** PROMPT **
Without the pictures, extract every line from the start of the material to the line containing "fig = plt.figure(figsize=(W", both ends included.
⁂
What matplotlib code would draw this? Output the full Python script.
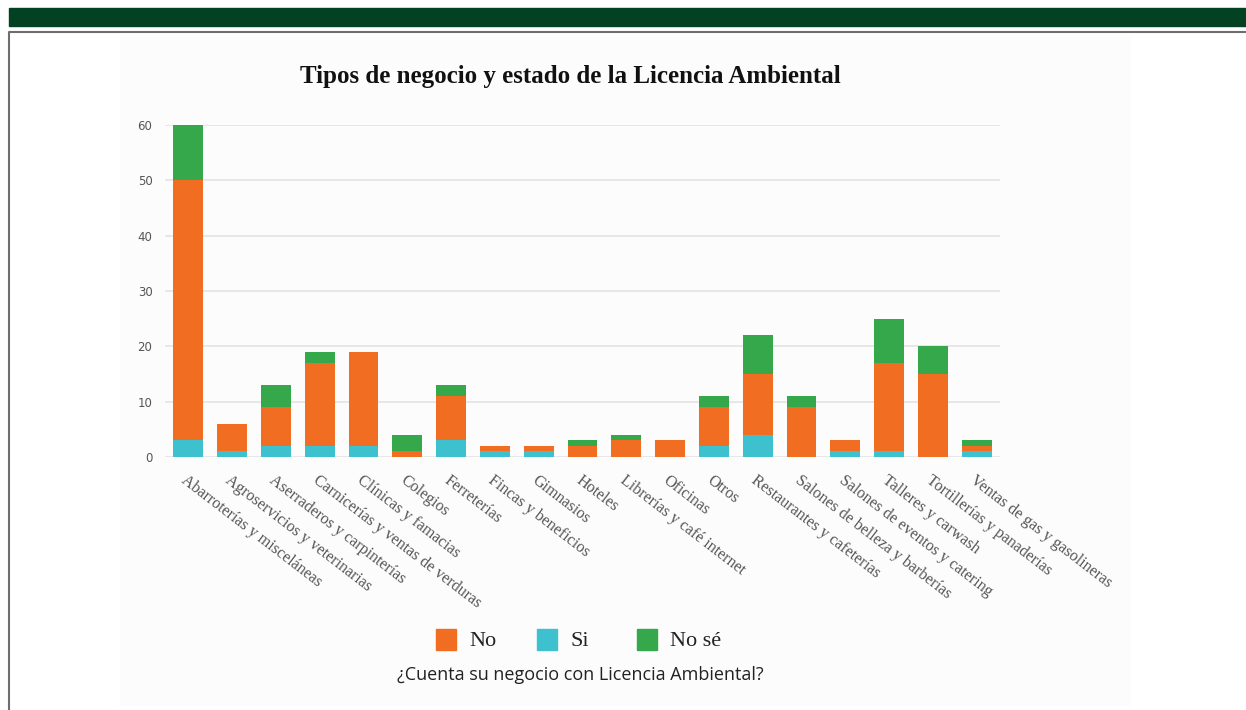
import numpy as np
import matplotlib
matplotlib.use('Agg')
from matplotlib import pyplot as plt
from matplotlib.patches import Rectangle
from matplotlib.lines import Line2D

categorias = ['Abarroterías y misceláneas', 'Agroservicios y veterinarias',
              'Aserraderos y carpinterías', 'Carnicerías y ventas de verduras',
              'Clínicas y famacias', 'Colegios', 'Ferreterías', 'Fincas y beneficios',
              'Gimnasios', 'Hoteles', 'Librerías y café internet', 'Oficinas', 'Otros',
              'Restaurantes y cafeterías', 'Salones de belleza y barberías',
              'Salones de eventos y catering', 'Talleres y carwash',
              'Tortillerías y panaderías', 'Ventas de gas y gasolineras']
si = [3, 1, 2, 2, 2, 0, 3, 1, 1, 0, 0, 0, 2, 4, 0, 1, 1, 0, 1]
no = [47, 5, 7, 15, 17, 1, 8, 1, 1, 2, 3, 3, 7, 11, 9, 2, 16, 15, 1]
no_se = [10, 0, 4, 2, 0, 3, 2, 0, 0, 1, 1, 0, 2, 7, 2, 0, 8, 5, 1]

c_no = '#f06d22'
c_si = '#3ec1cf'
c_nose = '#34a84b'

W, H = 1246, 710
fig = plt.figure(figsize=(W / 100, H / 100), dpi=100)

# marco de la pagina
fig.patches.append(Rectangle((9 / W, 1 - 26 / H), 1 - 9 / W, 18 / H, transform=fig.transFigure,
                             color='#024122', zorder=-5))
fig.patches.append(Rectangle((120 / W, 1 - 705 / H), 1010 / W, 670 / H, transform=fig.transFigure,
                             color='#fcfcfc', zorder=-5))
fig.lines.append(Line2D([9 / W, 9 / W, 1], [0, 1 - 32 / H, 1 - 32 / H], transform=fig.transFigure,
                        color='#6e6e6e', lw=1.5, zorder=-4))

ax = fig.add_axes([165 / W, 1 - 457 / H, 835 / W, 332 / H])
ax.set_zorder(2)
ax.set_facecolor('none')
x = np.arange(len(categorias))
si_a = np.array(si)
no_a = np.array(no)
ns_a = np.array(no_se)
bw = 0.68
ax.bar(x, si_a, bw, color=c_si, zorder=3)
ax.bar(x, no_a, bw, bottom=si_a, color=c_no, zorder=3)
ax.bar(x, ns_a, bw, bottom=si_a + no_a, color=c_nose, zorder=3)

ax.set_xlim(-0.53, len(categorias) - 0.47)
ax.set_ylim(0, 60)
ax.set_yticks(range(0, 61, 10))
ax.grid(axis='y', color='#e3e3e3', lw=1.2, zorder=0)
for s in ax.spines.values():
    s.set_visible(False)
ax.tick_params(axis='y', length=0, labelsize=8.5, labelcolor='#555555', pad=9)
ax.tick_params(axis='x', length=0, pad=11)
ax.set_xticks(x)
ax.set_xticklabels(categorias, rotation=-37.5, ha='left', va='top', rotation_mode='anchor',
                   family='Liberation Serif', fontsize=11.5, color='#555555')

fig.text(570 / W, 1 - 76 / H, 'Tipos de negocio y estado de la Licencia Ambiental',
         family='Liberation Serif', weight='bold', fontsize=18, ha='center', va='center',
         color='#111111')

# leyenda
items = [('No', c_no, 436), ('Si', c_si, 537), ('No sé', c_nose, 637)]
for txt, col, px in items:
    fig.patches.append(Rectangle((px / W, 1 - 650 / H), 20 / W, 21 / H, transform=fig.transFigure,
                                 color=col, zorder=1))
    fig.text((px + 33) / W, 1 - 641 / H, txt, family='Liberation Serif', fontsize=16,
             ha='left', va='center', color='#222222')
fig.text(580 / W, 1 - 675 / H, '¿Cuenta su negocio con Licencia Ambiental?',
         family='Open Sans', fontsize=13, ha='center', va='center', color='#222222')

fig.savefig('out.png', dpi=100)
⁂
** SOLUTION FOR THIS PROBLEM **
What matplotlib code would draw this? Output the full Python script.
import numpy as np
import matplotlib
matplotlib.use('Agg')
from matplotlib import pyplot as plt
from matplotlib.patches import Rectangle
from matplotlib.lines import Line2D

categorias = ['Abarroterías y misceláneas', 'Agroservicios y veterinarias',
              'Aserraderos y carpinterías', 'Carnicerías y ventas de verduras',
              'Clínicas y famacias', 'Colegios', 'Ferreterías', 'Fincas y beneficios',
              'Gimnasios', 'Hoteles', 'Librerías y café internet', 'Oficinas', 'Otros',
              'Restaurantes y cafeterías', 'Salones de belleza y barberías',
              'Salones de eventos y catering', 'Talleres y carwash',
              'Tortillerías y panaderías', 'Ventas de gas y gasolineras']
si = [3, 1, 2, 2, 2, 0, 3, 1, 1, 0, 0, 0, 2, 4, 0, 1, 1, 0, 1]
no = [47, 5, 7, 15, 17, 1, 8, 1, 1, 2, 3, 3, 7, 11, 9, 2, 16, 15, 1]
no_se = [10, 0, 4, 2, 0, 3, 2, 0, 0, 1, 1, 0, 2, 7, 2, 0, 8, 5, 1]

c_no = '#f06d22'
c_si = '#3ec1cf'
c_nose = '#34a84b'

W, H = 1246, 710
fig = plt.figure(figsize=(W / 100, H / 100), dpi=100)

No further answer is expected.